Addio

Today is my last day in Singapore. A part of me kinda wish it's the last day for ever. However, it's my last day for the year 2007. Unless God has other plans. I wanted a pleasant and peaceful last day. Unfortunately, it's raining, so it's not as bright as I would have liked it. I'm sneezing now. Nonetheless, I quite like my day so far. A good day for me would include a nice breakfast but I didn't really get that either. It's alright. Then I would watch a movie, which I did, National Treasure: Book of Secrets. I actually didn't watch the first one in the cinema, I watched it on TV, and I thought it's pretty cool so I was quite excited about catching the second one and I really do love it. I like the story. I like the characters. There are more character being introduced this time around. I think they're pretty good. People like Helen Mirren and Jon Voight made for such an entertainment, regardless of their characters not being so big. Nicholas Cage was interesting. There were many witty lines provided by those characters, of course the wittiest would be Riley Poole, played by Justin Bartha, as he was also in the first one. Diane Kruger was also interesting. I'm glad that the old cast were back. I love the whole treasure hunting and solving clues part though perhaps these what turn so many people off about this movie It seemed like there would be another sequel. I'll be looking forward for that.

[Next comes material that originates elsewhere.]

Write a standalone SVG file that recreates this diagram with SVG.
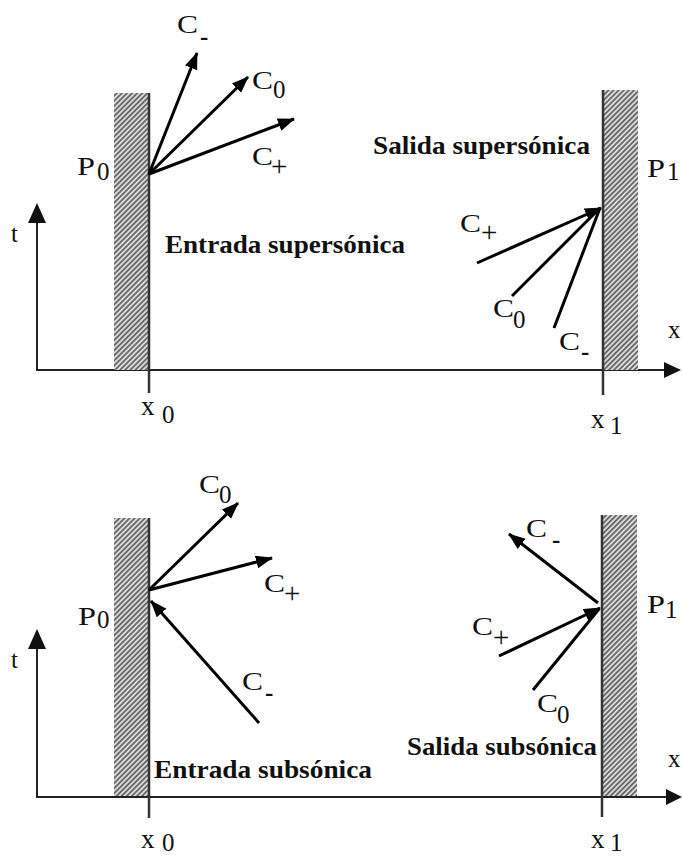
<svg xmlns="http://www.w3.org/2000/svg" width="682" height="857" viewBox="0 0 682 857">
<style>
.lbl{font-family:"Liberation Serif","Times New Roman",serif;font-size:25px;fill:#111}
.plus{font-family:"Liberation Serif","Times New Roman",serif;font-size:29px;fill:#111}
.bold{font-family:"Liberation Serif","Times New Roman",serif;font-size:26px;font-weight:bold;fill:#111}
.ax{font-family:"Liberation Serif","Times New Roman",serif;font-size:27px;fill:#111}
.wall{stroke:#333;stroke-width:2.5;fill:none}
.axis{stroke:#222;stroke-width:2;fill:none}
.arr{stroke:#000;stroke-width:3;fill:none}
.hatch{fill:url(#hp)}
</style>
<defs>
<pattern id="hp" patternUnits="userSpaceOnUse" width="3.6" height="10" patternTransform="rotate(45)">
<rect width="3.6" height="10" fill="#dadada"/>
<line x1="0.9" y1="0" x2="0.9" y2="10" stroke="#5a5a5a" stroke-width="1.6"/>
</pattern>
<marker id="ah" markerUnits="userSpaceOnUse" markerWidth="18" markerHeight="14" refX="16" refY="6.5" orient="auto">
<path d="M0,0 L17,6.5 L0,13 z" fill="#000"/>
</marker>
</defs>
<rect width="682" height="857" fill="#fff"/>

<!-- TOP PANEL -->
<g id="top-axes">
<path class="axis" d="M37,222 V370 H666"/>
<polygon points="37,203 28,223 46,223" fill="#111"/>
<polygon points="681,370 664,362 664,378" fill="#111"/>
</g>
<g id="top-wall-left">
<rect class="hatch" x="114" y="93" width="35" height="277"/>
<line class="wall" x1="149" y1="93" x2="149" y2="393"/>
</g>
<g id="top-wall-right">
<rect class="hatch" x="603" y="90" width="35" height="280"/>
<line class="wall" x1="603" y1="90" x2="603" y2="395"/>
</g>
<g id="top-connectors">
<line class="arr" x1="149" y1="174" x2="197" y2="53" marker-end="url(#ah)"/>
<line class="arr" x1="149" y1="174" x2="248" y2="77" marker-end="url(#ah)"/>
<line class="arr" x1="149" y1="174" x2="294" y2="119" marker-end="url(#ah)"/>
<line class="arr" x1="554" y1="328" x2="600" y2="208"/>
<line class="arr" x1="512" y1="296" x2="600" y2="208"/>
<line class="arr" x1="477" y1="263" x2="601" y2="208" marker-end="url(#ah)"/>
</g>
<g id="top-labels">
<text class="lbl" x="177" y="33" textLength="21" lengthAdjust="spacingAndGlyphs">C</text><text class="lbl" x="200" y="45" font-weight="bold">-</text>
<text class="lbl" x="252" y="89" textLength="21" lengthAdjust="spacingAndGlyphs">C</text><text class="lbl" x="273" y="98">0</text>
<text class="lbl" x="252" y="165" textLength="21" lengthAdjust="spacingAndGlyphs">C</text><text class="plus" x="271" y="176">+</text>
<text class="lbl" x="77" y="175" textLength="18" lengthAdjust="spacingAndGlyphs">P</text><text class="lbl" x="97" y="180">0</text>
<text class="lbl" x="647" y="177" textLength="18" lengthAdjust="spacingAndGlyphs">P</text><text class="lbl" x="667" y="180">1</text>
<text class="lbl" x="460" y="232" textLength="21" lengthAdjust="spacingAndGlyphs">C</text><text class="plus" x="481" y="242">+</text>
<text class="lbl" x="493" y="317" textLength="21" lengthAdjust="spacingAndGlyphs">C</text><text class="lbl" x="513" y="328">0</text>
<text class="lbl" x="559" y="350" textLength="21" lengthAdjust="spacingAndGlyphs">C</text><text class="lbl" x="581" y="360" font-weight="bold">-</text>
<text class="lbl" x="668" y="338">x</text>
<text class="lbl" x="11" y="242">t</text>
<text class="ax" x="141" y="415">x</text><text class="lbl" x="162" y="423">0</text>
<text class="ax" x="591" y="428">x</text><text class="lbl" x="610" y="434">1</text>
<text class="bold" x="373" y="154" textLength="217" lengthAdjust="spacingAndGlyphs">Salida supersónica</text>
<text class="bold" x="165" y="253" textLength="240" lengthAdjust="spacingAndGlyphs">Entrada supersónica</text>
</g>

<!-- BOTTOM PANEL -->
<g id="bottom-axes">
<path class="axis" d="M37,648 V797 H668"/>
<polygon points="37,629 28,649 46,649" fill="#111"/>
<polygon points="682,797 666,789 666,805" fill="#111"/>
</g>
<g id="bottom-wall-left">
<rect class="hatch" x="114" y="518" width="35" height="278"/>
<line class="wall" x1="149" y1="518" x2="149" y2="818"/>
</g>
<g id="bottom-wall-right">
<rect class="hatch" x="602" y="515" width="35" height="281"/>
<line class="wall" x1="602" y1="515" x2="602" y2="817"/>
</g>
<g id="bottom-connectors">
<line class="arr" x1="149" y1="590" x2="238" y2="503" marker-end="url(#ah)"/>
<line class="arr" x1="149" y1="590" x2="272" y2="558" marker-end="url(#ah)"/>
<line class="arr" x1="259" y1="723" x2="151" y2="601" marker-end="url(#ah)"/>
<line class="arr" x1="598" y1="603" x2="509" y2="534" marker-end="url(#ah)"/>
<line class="arr" x1="533" y1="690" x2="599" y2="609"/>
<line class="arr" x1="499" y1="656" x2="600" y2="608" marker-end="url(#ah)"/>
</g>
<g id="bottom-labels">
<text class="lbl" x="199" y="493" textLength="21" lengthAdjust="spacingAndGlyphs">C</text><text class="lbl" x="219" y="503">0</text>
<text class="lbl" x="264" y="592" textLength="21" lengthAdjust="spacingAndGlyphs">C</text><text class="plus" x="284" y="603">+</text>
<text class="lbl" x="242" y="690" textLength="21" lengthAdjust="spacingAndGlyphs">C</text><text class="lbl" x="265" y="701" font-weight="bold">-</text>
<text class="lbl" x="78" y="625" textLength="18" lengthAdjust="spacingAndGlyphs">P</text><text class="lbl" x="97" y="628">0</text>
<text class="lbl" x="526" y="537" textLength="21" lengthAdjust="spacingAndGlyphs">C</text><text class="lbl" x="552" y="548" font-weight="bold">-</text>
<text class="lbl" x="472" y="635" textLength="21" lengthAdjust="spacingAndGlyphs">C</text><text class="plus" x="493" y="647">+</text>
<text class="lbl" x="537" y="712" textLength="21" lengthAdjust="spacingAndGlyphs">C</text><text class="lbl" x="557" y="723">0</text>
<text class="lbl" x="647" y="613" textLength="18" lengthAdjust="spacingAndGlyphs">P</text><text class="lbl" x="665" y="618">1</text>
<text class="lbl" x="668" y="767">x</text>
<text class="lbl" x="11" y="668">t</text>
<text class="ax" x="141" y="848">x</text><text class="lbl" x="162" y="851" font-size="18">0</text>
<text class="ax" x="591" y="848">x</text><text class="lbl" x="610" y="851" font-size="18">1</text>
<text class="bold" x="154" y="778" textLength="218" lengthAdjust="spacingAndGlyphs">Entrada subsónica</text>
<text class="bold" x="407" y="755" textLength="190" lengthAdjust="spacingAndGlyphs">Salida subsónica</text>
</g>
</svg>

So home is in a matter of hours. As a matter of fact, I don't have much time to write. I still have to clean my room. I'm really looking forward to be home and be released from Singapore. I had quite a torturous days leading to this day and such days will wait for me to come back. As such I was already feeling a bit gloomy yesterday thinking of the day when I have to come back to Singapore. That day seems so near. Things can be better, I suppose. Things can be good here? I guess if deep down inside you have so much unhappiness, dissatisfaction, and restlessness, you just gonna be sad no matter where you are.

Moving on, 2007. It's been quite a year. So many major things happened. I've learnt many things and experienced quite a few things. There's a lost, there's a found. There's an unexpected encounter which grow without me realizing it. I think this is the one thing which is still unsettling and unresolved as I am leaving this country. Maybe as slow as it has seeped in, it too has slowly dissipated. Maybe it's gone, maybe I didn't notice it, as I didn't notice when and how it started to be there. Every encounter had it purpose and perhaps it had done its purpose. I did smile, I did laugh, I did grin, and I was happy. Then there's the lost. The major one, Astley. Everything happens for a reason and his departure reverberates to everyone. I had to deal with a lost which I have never really dealt with before, maybe that's one thing that he wanted to teach me as well. I still think about him sometime, out of the blue. Wonder what he's doing and all. All and all, it's another year. Another year of me getting older, of me still getting frustrated with my life and worried about my life. There are many many things to be thankful about. Many many things. However, I don't want the same thing for 2008. I want something different. I want major changes with my life. It's scary but it's scarier for me if things remain the same. Please God help me move on.

I've gotta go peeps. Take care okay. Buon Natale e Felice Anno Nuovo! Addio!